If applicable, is the statistical analysis and its interpretation appropriate?

Yes

Are all the source data underlying the results available to ensure full reproducibility?

Yes

Is the study design appropriate and is the work technically sound?

Yes

Are the conclusions drawn adequately supported by the results?

Yes

Are sufficient details of methods and analysis provided to allow replication by others?

Yes

Reviewer Expertise:

Natural Product Chemistry, Bioactivity study

I confirm that I have read this submission and believe that I have an appropriate level of expertise to confirm that it is of an acceptable scientific standard, however I have significant reservations, as outlined above.

1. The manuscript has sent for proofreading.

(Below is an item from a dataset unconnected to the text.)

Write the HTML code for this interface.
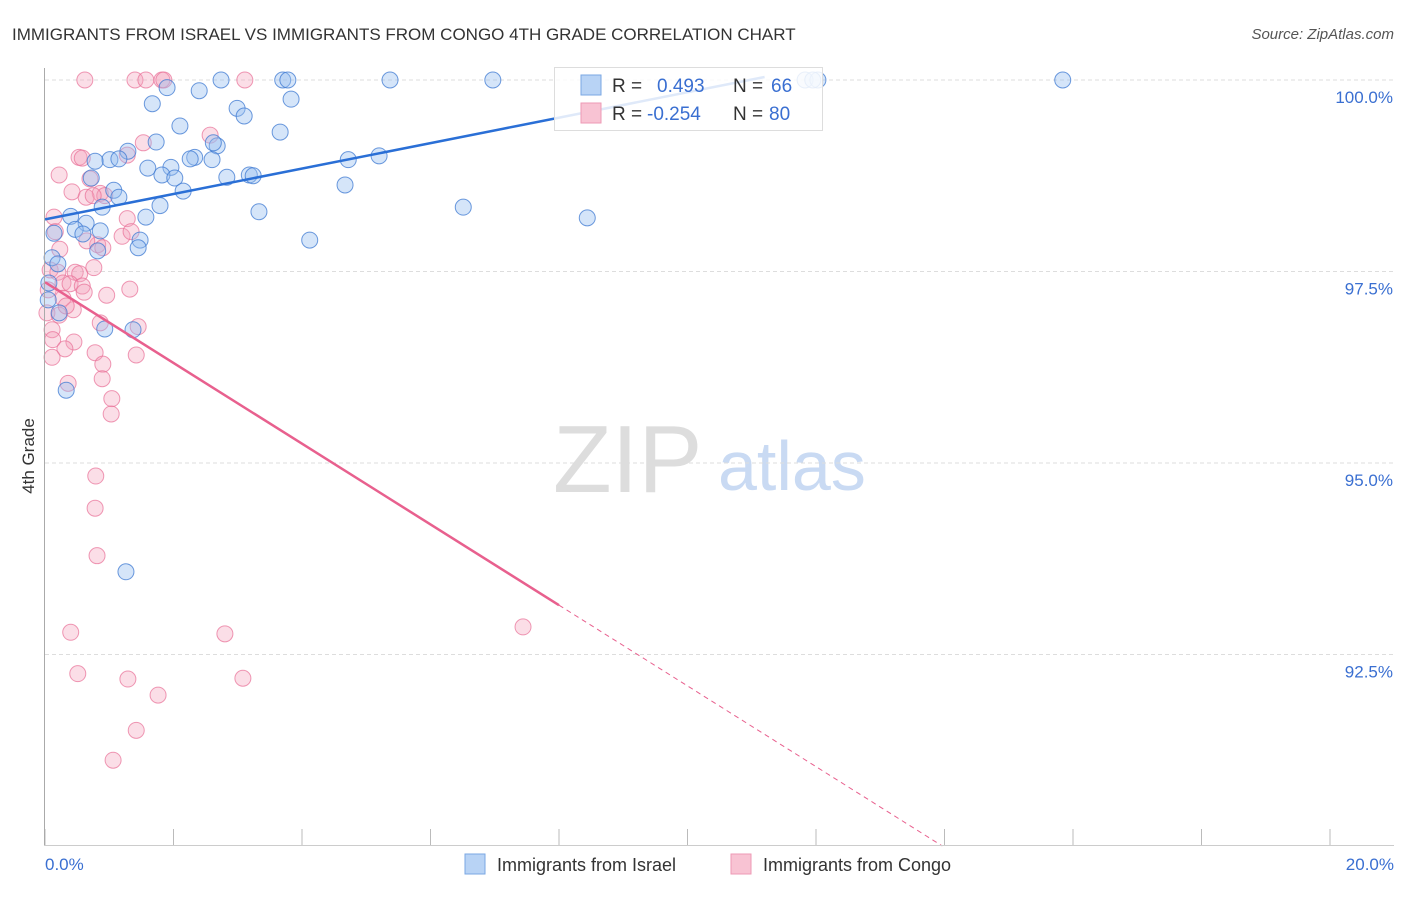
<!DOCTYPE html>
<html><head><meta charset="utf-8"><style>
body{margin:0;background:#fff;font-family:"Liberation Sans",sans-serif}
svg text{font-family:"Liberation Sans",sans-serif}
</style></head><body>
<svg id="c" width="1406" height="892">
<text x="12" y="40" font-size="17" fill="#333">IMMIGRANTS FROM ISRAEL VS IMMIGRANTS FROM CONGO 4TH GRADE CORRELATION CHART</text>
<text x="1394" y="39" font-size="15" fill="#555" font-style="italic" text-anchor="end">Source: ZipAtlas.com</text>
<text x="34" y="456" font-size="17" fill="#333" text-anchor="middle" transform="rotate(-90 34 456)">4th Grade</text>
<g><text x="553" y="492" font-size="96" fill="#ddd" font-family="Liberation Serif">ZIP</text><text x="718" y="490" font-size="70" fill="#c9daf3">atlas</text></g>
<g id="grid"></g><g id="pts"></g><g id="lines"></g>
<line x1="44.5" y1="68" x2="44.5" y2="845" stroke="#aaa"/>
<line x1="44" y1="845.5" x2="1394" y2="845.5" stroke="#ccc"/>
<g>
<rect x="554.5" y="67.5" width="268" height="63" fill="rgba(255,255,255,0.85)" stroke="#ddd"/>
<rect x="581" y="75" width="20" height="20" fill="#b8d3f5" stroke="#7aa7e3"/>
<rect x="581" y="103" width="20" height="20" fill="#f8c3d3" stroke="#ee9ab4"/>
<text x="612" y="92" font-size="19" fill="#333">R = </text><text x="657" y="92" font-size="19" fill="#3a6fd1">0.493</text>
<text x="733" y="92" font-size="19" fill="#333">N = </text><text x="771" y="92" font-size="19" fill="#3a6fd1">66</text>
<text x="612" y="120" font-size="19" fill="#333">R = </text><text x="647" y="120" font-size="19" fill="#3a6fd1">-0.254</text>
<text x="733" y="120" font-size="19" fill="#333">N = </text><text x="769" y="120" font-size="19" fill="#3a6fd1">80</text>
</g>
<text x="45" y="870" font-size="17" fill="#3a6fd1">0.0%</text>
<text x="1394" y="870" font-size="17" fill="#3a6fd1" text-anchor="end">20.0%</text>
<g><rect x="465" y="854" width="20" height="20" fill="#b8d3f5" stroke="#7aa7e3"/><text x="497" y="871" font-size="18" fill="#333">Immigrants from Israel</text></g>
<g><rect x="731" y="854" width="20" height="20" fill="#f8c3d3" stroke="#ee9ab4"/><text x="763" y="871" font-size="18" fill="#333">Immigrants from Congo</text></g>
</svg>
<script>
const yTicks=[100,97.5,95,92.5];
const yTickLabels=["100.0%","97.5%","95.0%","92.5%"];
const xTicks=[0,2,4,6,8,10,12,14,16,18,20];
const israelX=[1.67,1.90,2.40,2.74,3.70,3.78,5.37,6.97,11.83,12.03,15.84,3.83,2.99,3.10,2.10,3.66,1.73,2.68,1.29,2.33,2.26,2.60,1.01,1.15,0.78,5.20,4.72,1.60,1.96,1.82,2.02,2.83,3.18,3.24,0.72,4.67,1.07,2.15,0.89,1.79,1.15,6.51,3.33,1.57,0.40,8.44,0.64,0.47,0.86,0.59,4.12,1.48,1.45,0.82,0.14,0.11,0.20,0.06,0.05,0.22,0.93,1.37,0.33,1.26,11.95,2.62];
const israelY=[99.69,99.90,99.86,100,100,100,100,100,100,100,100,99.75,99.63,99.53,99.40,99.32,99.19,99.14,99.07,98.99,98.97,98.96,98.96,98.97,98.94,99.01,98.96,98.85,98.86,98.76,98.72,98.73,98.76,98.75,98.72,98.63,98.56,98.55,98.34,98.36,98.47,98.34,98.28,98.21,98.22,98.20,98.13,98.05,98.03,97.99,97.91,97.91,97.81,97.77,98.00,97.68,97.60,97.35,97.13,96.96,96.75,96.74,95.95,93.58,100,99.18];
const congoX=[0.62,1.40,1.57,1.82,1.85,3.11,2.57,1.53,0.53,1.28,0.22,0.42,0.70,0.86,0.64,0.93,0.14,1.28,0.16,0.82,0.65,1.20,1.34,0.23,0.90,0.08,0.20,0.47,0.54,0.76,0.28,0.39,0.58,0.61,0.96,1.32,0.28,0.03,0.44,0.22,0.11,0.86,0.12,0.45,0.31,1.45,0.11,0.78,1.42,0.36,0.90,0.89,1.04,1.03,0.79,0.78,0.81,0.40,2.80,7.44,0.51,1.29,3.08,1.76,1.42,1.06,0.05,0.58,0.75,0.33];
const congoY=[100,100,100,100,100,100,99.28,99.18,98.99,99.02,98.76,98.54,98.71,98.52,98.47,98.49,98.21,98.19,98.02,97.85,97.90,97.96,98.02,97.79,97.81,97.52,97.49,97.49,97.47,97.55,97.35,97.34,97.31,97.23,97.19,97.27,97.15,96.96,97.00,96.93,96.74,96.83,96.61,96.58,96.49,96.78,96.38,96.44,96.41,96.04,96.29,96.10,95.84,95.64,94.83,94.41,93.79,92.79,92.77,92.86,92.25,92.18,92.19,91.97,91.51,91.12,97.26,98.98,98.49,97.05];
const israelTrend=[98.18,0.166,11.2];
const congoTrend=[97.36,-0.527,8.0];
const NS="http://www.w3.org/2000/svg";
const X=v=>45+v*64.25, Y=v=>80+(100-v)*76.6;
function mk(t,a,p){const e=document.createElementNS(NS,t);for(const k in a)e.setAttribute(k,a[k]);p.appendChild(e);return e;}
const grid=document.getElementById('grid');
yTicks.forEach((t,i)=>{const l=mk('line',{x1:45,x2:1394,y1:Y(t),y2:Y(t),stroke:'#ddd','stroke-dasharray':'4,3'},grid);


const tx=mk('text',{x:1393,y:Y(t)+23,'font-size':17,fill:'#3a6fd1','text-anchor':'end'},grid);tx.textContent=yTickLabels[i];

});
xTicks.forEach(t=>{const l=mk('line',{x1:X(t),x2:X(t),y1:829,y2:845,stroke:'#bbb'},grid);

});
const pts=document.getElementById('pts');
congoX.forEach((x,i)=>{const c=mk('circle',{cx:X(x),cy:Y(congoY[i]),r:8,fill:'rgba(244,160,185,0.35)',stroke:'rgba(232,110,150,0.7)','stroke-width':1},pts);

});
israelX.forEach((x,i)=>{const c=mk('circle',{cx:X(x),cy:Y(israelY[i]),r:8,fill:'rgba(150,190,240,0.4)',stroke:'rgba(60,120,210,0.75)','stroke-width':1},pts);

});
const ln=document.getElementById('lines');
let b=israelTrend;
const bl=mk('line',{x1:X(0),y1:Y(b[0]),x2:X(b[2]),y2:Y(b[0]+b[1]*b[2]),stroke:'#2a6fd6','stroke-width':2.5},ln);


let p=congoTrend;
const pl=mk('line',{x1:X(0),y1:Y(p[0]),x2:X(p[2]),y2:Y(p[0]+p[1]*p[2]),stroke:'#e8608e','stroke-width':2.5},ln);


const xe=(90-p[0])/p[1];
const pd=mk('line',{x1:X(p[2]),y1:Y(p[0]+p[1]*p[2]),x2:X(xe),y2:Y(90),stroke:'#e8608e','stroke-width':1,'stroke-dasharray':'5,4'},ln);


</script>
</body></html>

2. The plant was authenticated by Ir. Hj. Hastaniah, M.P. and the voucher specimen (voucher number: 27b/UN17.4.3.08/LL/2018) was deposited to Laboratory of Dendrology and Forest Ecology, Faculty of Forestry, Mulawarman University, Samarinda, Indonesia.

3. There was one replication that was conducted in each experiment of every sample.

4. In the discussion has been rewriting to explain the results of the experiments and compare the previous research to support the results.

5. All the species name of the plants has been corrected as “ Zingiber montanum” for the first, and “ Z. montanum” for subsequent usage.